The database table structure: 
b01002_e (estimates), 
b01002_m (margins of error)
b01002_meta (metadata which describes the column headings _001, _002 etc)

To use this script you must download and unzip the ACS data and then run the script using python.

This introduction will guide the user in how to setup the environment and a basic series of steps that should be performed in a specific order.

Assumptions:

PostGreSQL database is installed with a user account that has permission to read, write and delete tables
Python is installed with the ability to install required libraries
Data zip files are downloaded from the Census website to a local (non-network drive) that the database can access.
This is being run on a Windows computer.

Initial setup

Download the ACS data (1, 3 or 5 year data) from the ACS FTP folders. This includes 2 or 3 zips files and an Excel (xls) file. Save and unzip the data to a non-network drive. Example: C:\Python_ACS_code

5 year average ACS Downloads: <state_name>_All_Geographies_Not_Tracts_Block_Groups.zip <state_name>_All_Geographies_Tracts_Block_Groups_Only.zip _Summary_FileTemplates.zip <state_abbreviation>.xls

Example for Massachusetts 2009-13, 5 year Average: http://www2.census.gov/acs2013_5yr/summaryfile/2009-2013_ACSSF_By_State_All_Tables/Massachusetts_All_Geographies_Not_Tracts_Block_Groups.zip http://www2.census.gov/acs2013_5yr/summaryfile/2009-2013_ACSSF_By_State_All_Tables/Massachusetts_All_Geographies_Tracts_Block_Groups_Only.zip http://www2.census.gov/acs2013_5yr/summaryfile/UserTools/2013_Summary_FileTemplates.zip http://www2.census.gov/acs2013_5yr/summaryfile/UserTools/Geography/ma.xls

Example for United States 2013, 1 year Average:

http://www2.census.gov/acs2013_1yr/summaryfile/2013_ACSSF_By_State_All_Tables/UnitedStates_All_Geographies.zip http://www2.census.gov/acs2013_1yr/summaryfile/UserTools/2013_Summary_FileTemplates.zip http://www2.census.gov/acs2013_1yr/summaryfile/UserTools/Geography/Mini_Geo.xls - separate worksheets for each state - save the specific geography in a new Excel spreadsheet. Example: us.xls or ma.xls

Example of the Folder Structure:

C:\Python_ACS_code    
C:\Python_ACS_code\data
C:\Python_ACS_code\data\Massachusetts_All_Geographies_Not_Tracts_Block_Groups
C:\Python_ACS_code\data\Massachusetts_All_Geographies_Tracts_Block_Groups_Only
C:\Python_ACS_code\data\ma.xls
C:\Python_ACS_code\data\2013_Summary_FileTemplates

This application does not create a database or a database user within PostgreSQL. This must be specified in advance. The user permissions should be fairly restrictive or a temporary user because the password has to be stored in the configuration file. The user will have to be able to create tables, drop tables, create views, drop views, and add rows to a table. If the user is not given drop table privileges, unexpected results will happen but most likely everything will fail due to primary key constraint issues.

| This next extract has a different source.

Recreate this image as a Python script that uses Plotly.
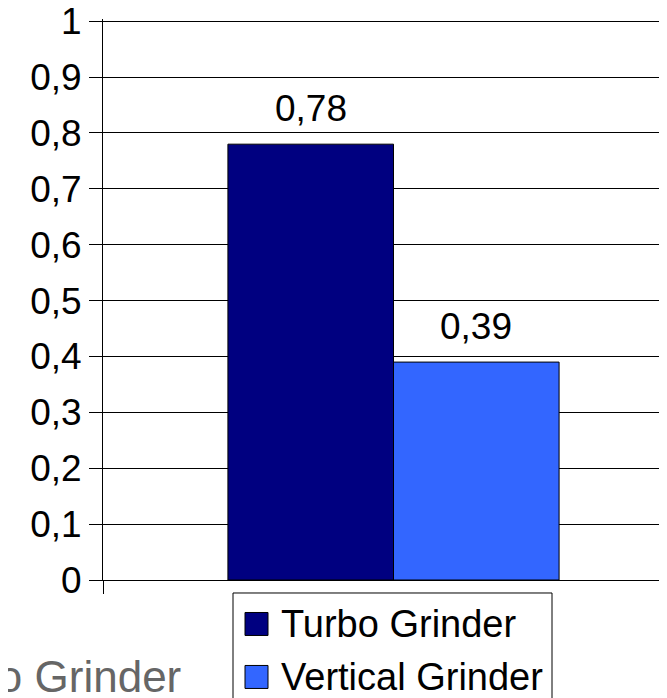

When storing the data you will need a new database for each acs release (5 year average, 3 year average or 1 year) you are trying to load. A specific database name is not required, but the schema within the database is Database structure:

Database: 	acs0913 (name for storing the current acs files) examples: acs0711, acs2013
Schema: 	public

The requirements.txt file list the extensions that are needed to run the Python scripts. The versions may vary depending on your computer.

argparse==1.2.1   
configparser==3.2.0r3
ordereddict==1.1
psycopg2==2.4.5
unittest2==0.5.1
wsgiref==0.1.2
xlrd==0.7.7

the acs.conf file is the configuration file that needs to be modified for the data. It is comprised of 4 sections: ftp files, log file, database and others. An example of the file is below.

[ftp file]

. name of the folder containing the Seq files

TEMPLATE_FILE=2013_Summary_FileTemplates

. ACS year(s): 1,3 or 5 year average

ACS_YEAR=1

. The lower case 2 letter geography name

GEO_LOWER=us

. folder extracted from the first Zip file

ZIP1=UnitedStates_All_Geographies

. folder extracted from the second Zip file. If processing 1 year acs without a second zip file enter: n/a

ZIP2=n/a

[log file]

. The name of the log file

LOG=acs_log.log

. The verbosity level 1: ERROR and CRITICAL 2: WARNING 3: INFO 4: DEBUG

VERBOSE=4

[database] . The host to connect to

HOST=localhost

. The port to use

PORT=5432

. The database on host to use

DATABASE=acs0913

. The user name and password with write access to the database

USER=postgres

PASSWORD=##########

[others]

DATADIR=C:/Python_ACS_Code/data

. This is the max number of threads to use for loading data. More threads causes thrashing . A good starting number is to use n+1 where n is the number of cores in the computer running the application.

J=10

. Using a single thread for sequentially loading the table shells

k=1

. This is the number of rows to batch in the txt before writing to the database.

BATCHROWS=1000

What the application does

This application will read in the unzipped ACS data from the data folder. The config file can be stored with the parameters altered for different ACS releases. The data structure cannot be altered.

Database Structure

Once the application has been successfully run, the database will be populated from all of the e* and m* files (estimates and margin of errors are stored separately). The geography tables will be populated from the g* files.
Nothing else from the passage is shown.